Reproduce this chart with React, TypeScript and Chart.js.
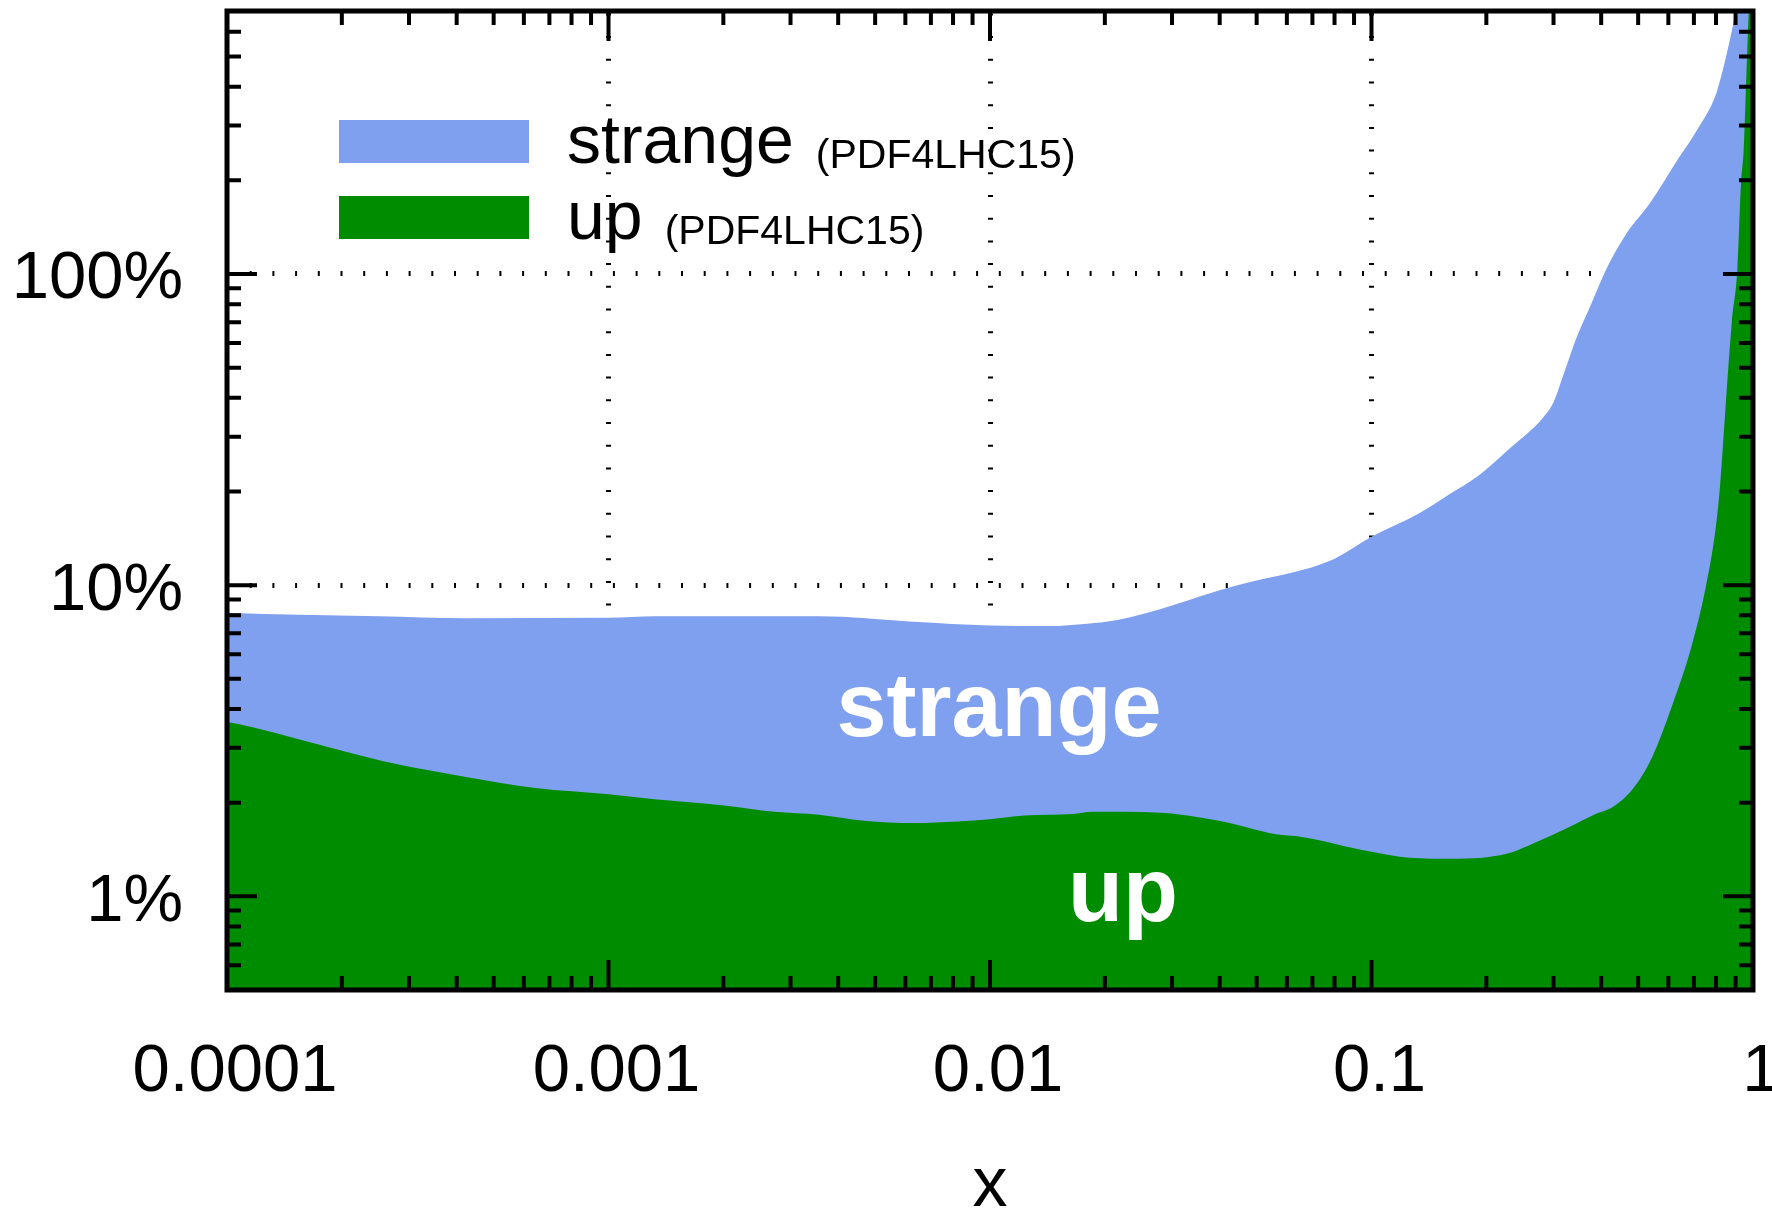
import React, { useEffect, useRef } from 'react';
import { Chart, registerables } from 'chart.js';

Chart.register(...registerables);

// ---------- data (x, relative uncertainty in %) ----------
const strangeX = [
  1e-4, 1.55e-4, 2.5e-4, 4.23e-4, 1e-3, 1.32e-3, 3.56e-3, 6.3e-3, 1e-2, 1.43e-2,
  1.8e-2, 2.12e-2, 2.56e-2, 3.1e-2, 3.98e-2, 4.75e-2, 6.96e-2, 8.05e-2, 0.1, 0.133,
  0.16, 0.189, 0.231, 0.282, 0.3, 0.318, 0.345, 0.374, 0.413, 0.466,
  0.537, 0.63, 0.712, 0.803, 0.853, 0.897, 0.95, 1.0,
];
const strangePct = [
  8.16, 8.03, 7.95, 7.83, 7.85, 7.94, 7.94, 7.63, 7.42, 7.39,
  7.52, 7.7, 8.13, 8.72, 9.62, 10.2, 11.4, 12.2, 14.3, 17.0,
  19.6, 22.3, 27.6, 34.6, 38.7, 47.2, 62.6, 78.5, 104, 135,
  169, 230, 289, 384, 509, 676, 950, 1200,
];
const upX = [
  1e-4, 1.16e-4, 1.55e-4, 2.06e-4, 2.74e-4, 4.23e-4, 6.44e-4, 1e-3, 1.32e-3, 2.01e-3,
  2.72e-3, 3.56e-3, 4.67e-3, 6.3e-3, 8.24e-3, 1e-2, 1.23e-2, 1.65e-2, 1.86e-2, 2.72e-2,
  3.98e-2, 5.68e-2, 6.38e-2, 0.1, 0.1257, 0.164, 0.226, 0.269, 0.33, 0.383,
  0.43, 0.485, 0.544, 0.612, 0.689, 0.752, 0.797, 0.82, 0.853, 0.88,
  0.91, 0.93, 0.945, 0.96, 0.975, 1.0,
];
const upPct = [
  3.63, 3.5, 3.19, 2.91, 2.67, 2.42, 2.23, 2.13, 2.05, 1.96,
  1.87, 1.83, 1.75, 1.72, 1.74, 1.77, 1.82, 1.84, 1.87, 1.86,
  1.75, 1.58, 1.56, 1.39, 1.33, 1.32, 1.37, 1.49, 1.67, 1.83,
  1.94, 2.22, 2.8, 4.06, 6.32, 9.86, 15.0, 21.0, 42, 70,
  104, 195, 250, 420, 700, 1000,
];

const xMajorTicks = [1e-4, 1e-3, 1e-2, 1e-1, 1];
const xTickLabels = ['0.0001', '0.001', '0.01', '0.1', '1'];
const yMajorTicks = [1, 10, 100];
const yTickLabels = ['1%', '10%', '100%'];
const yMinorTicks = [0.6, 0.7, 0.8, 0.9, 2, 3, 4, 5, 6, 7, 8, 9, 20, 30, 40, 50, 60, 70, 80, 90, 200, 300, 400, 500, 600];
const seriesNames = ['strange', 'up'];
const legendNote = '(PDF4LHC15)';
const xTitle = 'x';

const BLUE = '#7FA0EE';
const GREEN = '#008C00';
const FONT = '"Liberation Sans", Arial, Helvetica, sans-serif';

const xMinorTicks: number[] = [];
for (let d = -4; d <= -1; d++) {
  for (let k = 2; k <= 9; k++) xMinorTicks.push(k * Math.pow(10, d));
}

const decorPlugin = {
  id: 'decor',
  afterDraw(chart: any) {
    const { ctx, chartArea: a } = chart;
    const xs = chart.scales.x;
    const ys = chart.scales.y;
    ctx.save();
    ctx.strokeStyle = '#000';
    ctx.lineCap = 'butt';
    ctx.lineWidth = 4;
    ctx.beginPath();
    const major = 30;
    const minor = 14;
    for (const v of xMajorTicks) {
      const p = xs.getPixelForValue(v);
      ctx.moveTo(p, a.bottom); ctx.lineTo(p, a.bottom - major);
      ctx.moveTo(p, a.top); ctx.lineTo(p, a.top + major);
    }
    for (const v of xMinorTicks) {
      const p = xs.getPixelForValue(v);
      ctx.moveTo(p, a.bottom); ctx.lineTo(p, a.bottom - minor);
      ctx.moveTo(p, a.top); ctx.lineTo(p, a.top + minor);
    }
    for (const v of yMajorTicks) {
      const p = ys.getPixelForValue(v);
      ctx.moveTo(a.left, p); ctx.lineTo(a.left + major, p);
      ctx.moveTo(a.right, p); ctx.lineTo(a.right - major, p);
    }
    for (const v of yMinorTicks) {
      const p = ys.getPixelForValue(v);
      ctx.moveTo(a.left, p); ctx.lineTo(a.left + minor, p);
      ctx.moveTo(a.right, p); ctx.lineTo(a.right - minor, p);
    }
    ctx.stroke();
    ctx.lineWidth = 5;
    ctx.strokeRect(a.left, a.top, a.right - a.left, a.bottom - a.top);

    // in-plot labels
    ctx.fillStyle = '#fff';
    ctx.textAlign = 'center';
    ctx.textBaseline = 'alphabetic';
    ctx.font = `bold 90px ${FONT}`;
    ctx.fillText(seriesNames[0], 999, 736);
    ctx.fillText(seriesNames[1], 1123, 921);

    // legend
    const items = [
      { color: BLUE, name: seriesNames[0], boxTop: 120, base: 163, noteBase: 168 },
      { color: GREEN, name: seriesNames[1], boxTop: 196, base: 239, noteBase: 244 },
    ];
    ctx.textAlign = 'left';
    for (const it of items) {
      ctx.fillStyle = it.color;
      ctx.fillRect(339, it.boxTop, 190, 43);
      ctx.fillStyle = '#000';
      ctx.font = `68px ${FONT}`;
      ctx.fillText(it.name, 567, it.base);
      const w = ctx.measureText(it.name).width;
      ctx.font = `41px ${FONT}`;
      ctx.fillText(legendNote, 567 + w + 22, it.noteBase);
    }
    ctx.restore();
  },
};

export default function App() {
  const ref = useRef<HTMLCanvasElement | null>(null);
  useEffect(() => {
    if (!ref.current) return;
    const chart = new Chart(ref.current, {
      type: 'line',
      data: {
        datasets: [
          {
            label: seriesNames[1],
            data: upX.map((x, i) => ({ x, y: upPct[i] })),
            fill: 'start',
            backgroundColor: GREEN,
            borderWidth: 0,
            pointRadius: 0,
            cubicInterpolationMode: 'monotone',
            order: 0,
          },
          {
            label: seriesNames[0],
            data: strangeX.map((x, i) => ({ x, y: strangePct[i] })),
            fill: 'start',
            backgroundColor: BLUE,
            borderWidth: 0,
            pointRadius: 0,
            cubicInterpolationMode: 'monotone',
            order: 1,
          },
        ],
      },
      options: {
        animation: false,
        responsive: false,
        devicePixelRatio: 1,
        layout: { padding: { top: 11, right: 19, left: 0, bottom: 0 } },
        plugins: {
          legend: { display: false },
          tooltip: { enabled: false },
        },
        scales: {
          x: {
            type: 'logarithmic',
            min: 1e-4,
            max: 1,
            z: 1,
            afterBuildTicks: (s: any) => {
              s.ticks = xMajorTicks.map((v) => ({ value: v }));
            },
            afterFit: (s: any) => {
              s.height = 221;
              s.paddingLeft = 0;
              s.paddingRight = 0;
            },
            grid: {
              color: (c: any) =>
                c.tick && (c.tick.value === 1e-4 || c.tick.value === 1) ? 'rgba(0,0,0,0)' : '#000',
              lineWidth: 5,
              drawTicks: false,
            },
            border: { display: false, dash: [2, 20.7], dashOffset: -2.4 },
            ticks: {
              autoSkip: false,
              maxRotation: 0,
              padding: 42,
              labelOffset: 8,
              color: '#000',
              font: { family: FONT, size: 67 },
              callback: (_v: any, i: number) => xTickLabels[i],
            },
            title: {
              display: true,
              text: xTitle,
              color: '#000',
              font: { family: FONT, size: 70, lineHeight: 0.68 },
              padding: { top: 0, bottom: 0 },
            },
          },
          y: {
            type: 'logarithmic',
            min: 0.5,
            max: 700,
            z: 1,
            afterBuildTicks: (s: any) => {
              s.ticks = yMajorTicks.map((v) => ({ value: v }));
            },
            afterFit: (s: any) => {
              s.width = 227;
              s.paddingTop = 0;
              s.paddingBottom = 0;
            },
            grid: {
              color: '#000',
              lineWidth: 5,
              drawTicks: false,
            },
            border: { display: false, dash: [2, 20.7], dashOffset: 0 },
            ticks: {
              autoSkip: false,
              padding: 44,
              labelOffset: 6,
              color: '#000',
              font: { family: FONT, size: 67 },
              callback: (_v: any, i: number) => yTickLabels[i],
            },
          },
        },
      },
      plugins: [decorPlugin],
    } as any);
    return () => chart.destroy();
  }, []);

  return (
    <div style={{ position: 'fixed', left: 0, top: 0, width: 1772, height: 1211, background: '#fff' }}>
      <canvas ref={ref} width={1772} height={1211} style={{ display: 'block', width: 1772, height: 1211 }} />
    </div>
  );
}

## REQUEST
Transcribe exactly, with no pictures, the lines running from the first line of the material through the line holding "Chart.register(...registerables);".

## EXERCISE RESULT
Reproduce this chart with React, TypeScript and Chart.js.
import React, { useEffect, useRef } from 'react';
import { Chart, registerables } from 'chart.js';

Chart.register(...registerables);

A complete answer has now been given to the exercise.